In the second morning, my husband and I were not awaken by the sound of a rooster but rather by shouts "Baleoooo....Baleooooo...Baleooo...Baleoooo" coming from every corner as well as the sound of dozens of people rushing somewhere. A little bit annoyed and curious, I tried to find out what was going on out there. "Is it true, they must've have seen a whale?" said my husband. The daughter of the homestay said yes to the question, according to her one of the fishermen saw the Sperm Whale from afar and thus the noise. Baleo is Whale in their language, which originally Balaenoptera Musculus in Latin.
The fishermen then gathered and made their way to their boats and took it to the beach. 16 fishermen's boats, each with around 12 men inside, turned on their machine and went to the place of the Sperm Whale.

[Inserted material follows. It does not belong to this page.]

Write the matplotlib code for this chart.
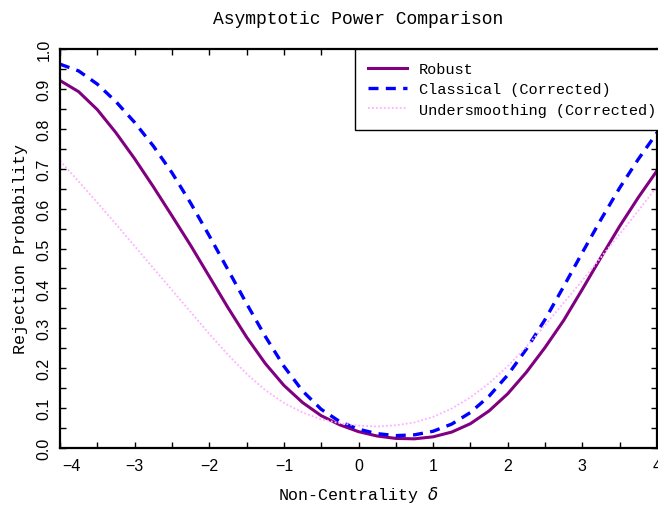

I waited patiently, the backyard of my homestay faced strategically to the sea and the fishermen village, so I could easily see all the activities. Those macho fishermen have left the village for 4 hours and there were no signs of them coming back. After 5 hours, one by one the boat returned, this time they have failed to catch this giant mammal. In my heart I was thankful the whale could escape, but seeing the faces of the fishermen who sadly returned their homes, I was a little taken aback. They too had a family to feed. Like it or not, even if it is strange, but whales are their idea of luxurious food.


The tradition of hunting and consuming whales is not new for them, it is a tradition which started in the 16th century, then who is to blame? Lamalera is freed from the sanction of the international world as the tradition of whale hunting is done traditionally and is for consumption of its own people. Practically, when a whale approaches, the lamafa , the harpoonist jumps off the boat and stabs the whale with a tempuling, a handmade harpoon. All the equipments are traditional and handmade, no modern attached, except the machine of their wooden boat.
They also only hunt the male sperm whale and leave the female, pregnant and the young whale alone. How they find out in one second the sex of the whale? No idea, probably because their experiences.
The tourist can join in one of the boats who will go out to hunt the whale with a charge of Rp 100.000 per person. If you decided to do so, bring a brave heart as it is one of the bloodiest hunts with the world's biggest mammal. Face to face with the whale and be part of the heart-stopping action of a lamafa.

If the fishermen is lucky to catch its prey, as soon as they get back to the village, the whale will be split equally between the villagers, the division takes into account the social strata of each person. The person who owns the boat usually gets more portion as well as the fisherman who managed to stab the heart of the whale.